Environment - This week, the SCOTUS will hear argument "on two joined cases, testing the federal government’s authority to require states to take action to prevent their air pollution from fouling the air in neighboring states"

Lyle Denniston of SCOTUSblog has a very lengthy argument preview on the two cases re EME Homer City Generation that have been joined and will be argued Tuesday. A sample:

Like many major regulatory disputes that reach the Supreme Court, this fight over the “good neighbor” policy on downward flow of upwind air pollution has layer upon layer of legal, scientific, economic, and mathematical complexity. The Court’s chore, though, is basically focused on just what Congress meant in 1990 when it toughened the “good neighbor” policy.

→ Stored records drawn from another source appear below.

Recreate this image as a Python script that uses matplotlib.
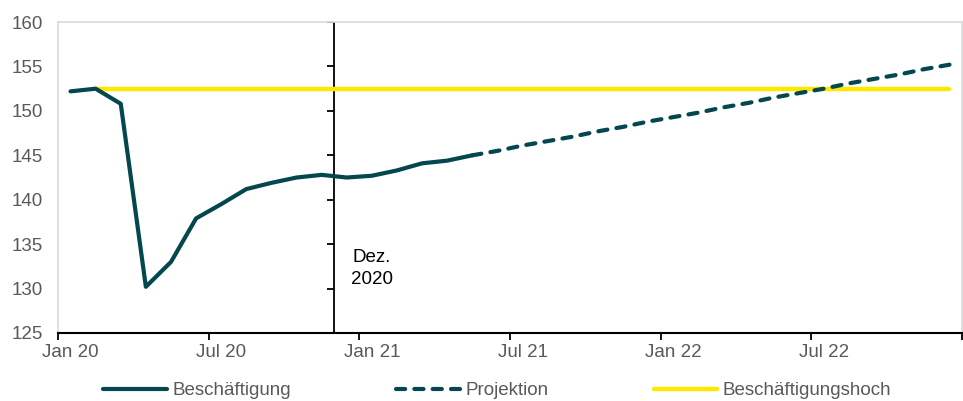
import matplotlib
matplotlib.use("Agg")
import matplotlib.pyplot as plt
from matplotlib.lines import Line2D

plt.rcParams['font.family'] = ['Liberation Sans', 'DejaVu Sans']

# ---- data ----
monate = ["Jan 20", "Feb 20", "Mar 20", "Apr 20", "Mai 20", "Jun 20", "Jul 20", "Aug 20",
          "Sep 20", "Okt 20", "Nov 20", "Dez 20", "Jan 21", "Feb 21", "Mar 21", "Apr 21",
          "Mai 21", "Jun 21", "Jul 21", "Aug 21", "Sep 21", "Okt 21", "Nov 21", "Dez 21",
          "Jan 22", "Feb 22", "Mar 22", "Apr 22", "Mai 22", "Jun 22", "Jul 22", "Aug 22",
          "Sep 22", "Okt 22", "Nov 22", "Dez 22"]
tick_labels = ["Jan 20", "Jul 20", "Jan 21", "Jul 21", "Jan 22", "Jul 22"]

beschaeftigung = [152.2, 152.5, 150.8, 130.2, 133.0, 137.9, 139.5, 141.2, 141.9,
                  142.5, 142.8, 142.5, 142.7, 143.3, 144.1, 144.4, 145.0]
projektion_start = "Mai 21"
projektion = [145.0, 145.5, 146.1, 146.6, 147.1, 147.7, 148.2, 148.8, 149.3, 149.8,
              150.4, 150.9, 151.5, 152.0, 152.5, 153.1, 153.6, 154.1, 154.7, 155.2]
hoch_wert = 152.5
hoch_start, hoch_ende = "Feb 20", "Dez 22"
marker_monat = "Dez 20"
marker_text = "Dez.\n2020"

# ---- style ----
teal = '#04474F'
yellow = '#FFE800'
grey_text = '#595959'
fs = 13.5

fig = plt.figure(figsize=(9.63, 4.01), dpi=100)
ax = fig.add_axes([0.0602, 0.1696, 0.9388, 0.7754])

x_b = list(range(len(beschaeftigung)))
p0 = monate.index(projektion_start)
x_p = list(range(p0, p0 + len(projektion)))

ax.hlines(hoch_wert, monate.index(hoch_start), monate.index(hoch_ende),
          color=yellow, lw=3.2, capstyle='round', zorder=2)
ax.plot(x_p, projektion, color=teal, lw=3.0, ls=(0, (2.2, 2.2)),
        dash_capstyle='round', zorder=3)
ax.plot(x_b, beschaeftigung, color=teal, lw=3.0, solid_capstyle='round',
        solid_joinstyle='round', zorder=4)

ax.set_xlim(-0.5, len(monate) - 0.5)
ax.set_ylim(125, 160)
ax.set_yticks(range(125, 161, 5))
ax.tick_params(axis='y', length=0, pad=11, labelsize=fs, labelcolor=grey_text)

# x ticks: marks at category boundaries, labels at category centres
label_pos = [monate.index(t) for t in tick_labels]
ax.set_xticks([p - 0.5 for p in label_pos] + [len(monate) - 0.5])
ax.set_xticklabels([])
ax.set_xticks(label_pos, minor=True)
ax.set_xticklabels(tick_labels, minor=True)
ax.tick_params(axis='x', which='major', length=5, width=1.3, color='black', direction='out')
ax.tick_params(axis='x', which='minor', length=0, pad=8, labelsize=fs, labelcolor=grey_text)

for s in ['left', 'top', 'right']:
    ax.spines[s].set_color('#D9D9D9')
    ax.spines[s].set_linewidth(1.2)
ax.spines['bottom'].set_color('black')
ax.spines['bottom'].set_linewidth(1.5)

# vertical marker axis at Dec 2020
xm = monate.index(marker_monat) - 0.5
ax.axvline(xm, color='black', lw=1.3, zorder=1)
ax.plot([xm] * 7, list(range(130, 161, 5)), ls='none', marker=0, markersize=5,
        mew=1.3, color='black', zorder=1)
ax.text(xm + 1.5, 134.5, marker_text, ha='center', va='top', fontsize=fs,
        color='black', linespacing=1.4)

handles = [
    Line2D([], [], color=teal, lw=3.0, solid_capstyle='round'),
    Line2D([], [], color=teal, lw=3.0, ls=(0, (2.2, 2.2)), dash_capstyle='round'),
    Line2D([], [], color=yellow, lw=3.2, solid_capstyle='round'),
]
leg = fig.legend(handles, ["Beschäftigung", "Projektion", "Beschäftigungshoch"],
                 loc='center left', bbox_to_anchor=(0.107, 0.026), ncol=3, frameon=False,
                 fontsize=fs, handlelength=3.4, handletextpad=0.3, columnspacing=5.6,
                 borderaxespad=0, borderpad=0)
for t in leg.get_texts():
    t.set_color(grey_text)

fig.savefig('out.png', dpi=100)
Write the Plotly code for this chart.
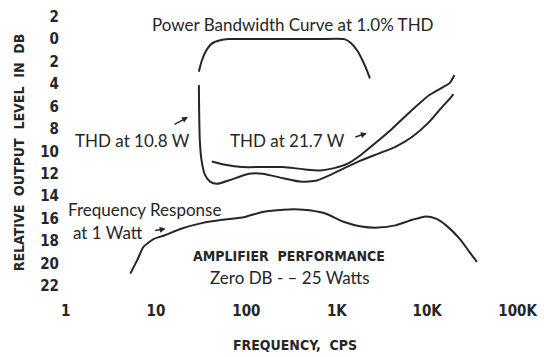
import math
import plotly.graph_objects as go

# Frequency response at 1 watt (Hz, dB below 25 W)
resp_freq = [5.2, 6.2, 7.3, 9.5, 12.3, 19, 32, 54, 90, 151, 255, 429, 720,
             1210, 1860, 2880, 4440, 6840, 9660, 12500, 16200, 22900, 29500, 35500]
resp_db = [20.9, 19.7, 18.5, 17.8, 17.5, 16.9, 16.4, 16.1, 15.9, 15.4, 15.2, 15.2, 15.5,
           16.3, 16.7, 16.8, 16.6, 16.1, 15.8, 16.0, 16.6, 17.8, 19.0, 19.85]

# Power bandwidth at 1.0% THD
pb_freq = [29.8, 31.9, 35.4, 41.4, 51.3, 63.8, 200, 600, 1210, 1440, 1710, 1950, 2180, 2320]
pb_db = [2.9, 2.0, 1.1, 0.4, 0.1, 0.0, 0.0, 0.0, 0.0, 0.36, 1.1, 2.0, 2.9, 3.5]

# THD at 10.8 W
thd10_freq = [29.8, 30.0, 30.5, 31.9, 34.8, 39.6, 47.1, 63.8, 107, 151, 255, 393, 603,
              851, 1210, 1860, 2880, 4440, 6840, 10470, 14800, 17800, 19500]
thd10_db = [4.1, 6.3, 9.0, 10.8, 12.1, 12.7, 12.9, 12.6, 12.0, 12.0, 12.4, 12.7, 12.6,
            12.1, 11.5, 10.8, 10.2, 9.6, 8.7, 7.4, 6.0, 5.3, 4.9]

# THD at 21.7 W
thd21_freq = [41.4, 58.5, 90, 151, 255, 429, 661, 933, 1318, 1860, 2630, 4070, 6840,
              10470, 14800, 17800, 20000]
thd21_db = [10.9, 11.2, 11.4, 11.4, 11.4, 11.6, 11.7, 11.5, 11.1, 10.3, 9.3, 8.0, 6.3,
            5.0, 4.3, 3.9, 3.2]

# Axis ticks
y_ticks = [-2, 0, 2, 4, 6, 8, 10, 12, 14, 16, 18, 20, 22]
y_labels = ["2", "0", "2", "4", "6", "8", "10", "12", "14", "16", "18", "20", "22"]
x_ticks = [1, 10, 100, 1000, 10000, 100000]
x_labels = ["1", "10", "100", "1K", "10K", "100K"]

INK = "#262626"
COND = "DejaVu Sans Condensed, Liberation Sans Narrow, Roboto, sans-serif"
ROUND = "Lato, Noto Sans, sans-serif"

fig = go.Figure()
line = dict(color=INK, width=2, shape="spline", smoothing=0.6)
for xs, ys in [(resp_freq, resp_db), (pb_freq, pb_db),
               (thd10_freq, thd10_db), (thd21_freq, thd21_db)]:
    fig.add_trace(go.Scatter(x=xs, y=ys, mode="lines", line=line,
                             hoverinfo="skip", showlegend=False))

# text labels placed at (frequency in Hz, dB)
notes = [
    ("Power Bandwidth Curve at 1.0% THD", 330, -1.3, ROUND, 17, "normal"),
    ("THD at 10.8 W", 5.55, 9.0, ROUND, 17, "normal"),
    ("THD at 21.7 W", 288, 9.0, ROUND, 17, "normal"),
    ("Frequency Response", 7.5, 15.2, ROUND, 17, "normal"),
    ("at 1 Watt", 2.95, 17.25, ROUND, 17, "normal"),
    ("AMPLIFIER  PERFORMANCE", 298, 19.3, COND, 14, "bold"),
    ("Zero DB - – 25 Watts", 305, 21.2, ROUND, 17, "normal"),
]
for text, f, db, fam, size, weight in notes:
    fig.add_annotation(x=math.log10(f), y=db, xref="x", yref="y", text=text,
                       showarrow=False,
                       font=dict(family=fam, size=size, color=INK, weight=weight))

# small pointer arrows next to the labels
for f, db, ax, ay in [(22.6, 6.95, -15, 8), (2150, 8.4, -13, 4), (12.8, 16.9, -12, 2)]:
    fig.add_annotation(x=math.log10(f), y=db, xref="x", yref="y", ax=ax, ay=ay, text="",
                       showarrow=True, arrowhead=2, arrowsize=0.8, arrowwidth=1.5,
                       arrowcolor=INK)

tick_font = dict(family=COND, size=15, color=INK, weight="bold")
title_font = dict(family=COND, size=14, color=INK, weight="bold")
fig.update_layout(
    width=544, height=357,
    margin=dict(l=60, r=14, t=5, b=57),
    paper_bgcolor="white", plot_bgcolor="white",
    xaxis=dict(type="log", range=[-0.062, 5.137], tickvals=x_ticks, ticktext=x_labels,
               showgrid=False, zeroline=False, showline=False, ticks="",
               tickfont=tick_font,
               title=dict(text="FREQUENCY,  CPS", standoff=21, font=title_font)),
    yaxis=dict(range=[23.25, -3.04], tickvals=y_ticks, ticktext=y_labels,
               showgrid=False, zeroline=False, showline=False, ticks="",
               tickfont=tick_font,
               title=dict(text="RELATIVE  OUTPUT  LEVEL  IN  DB", standoff=12,
                          font=title_font)),
)

fig.write_html("out.html")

That is a task of interpreting the language of the statute, and determining whose interpretation of that should be treated as controlling. The crucial phrase that needs to be interpreted is the mandate that states may not “significantly contribute” to their neighbors’ inability to meet air quality standards. Since Congress did not define those words, the Court must initially decide whether it is the EPA’s power, in the first instance, to do so, or whether a reviewing court has a largely open-ended option of deciding what it means. And that is something that the Court probably has to do before it might move on to the merits.

If the Court were to view that mandate as the EPA does, it would see the 1990 revision as a considerable enhancement of the EPA’s authority to decide (1) whether a state plan to control downwind pollution is adequate, and, (2), if a state plan is flawed, the scope of the EPA’s duty — to require the states to revise their plans, or to devise one on its own.

If, however, the Court were to view it as the challengers to the EPA do, the phrase must not be read to disrupt the basic approach of the Clean Air Act — that is, sequential roles for the EPA, to devise air quality standards, and then for the states, having been given notice if they fall short, to draft the necessary revisions. The Act, the challengers have insisted, surely did not allow the EPA to find fault with upwind states, and then fail to let them respond before asserting a right to resolve the matter on its own, fudging each state’s responsibility.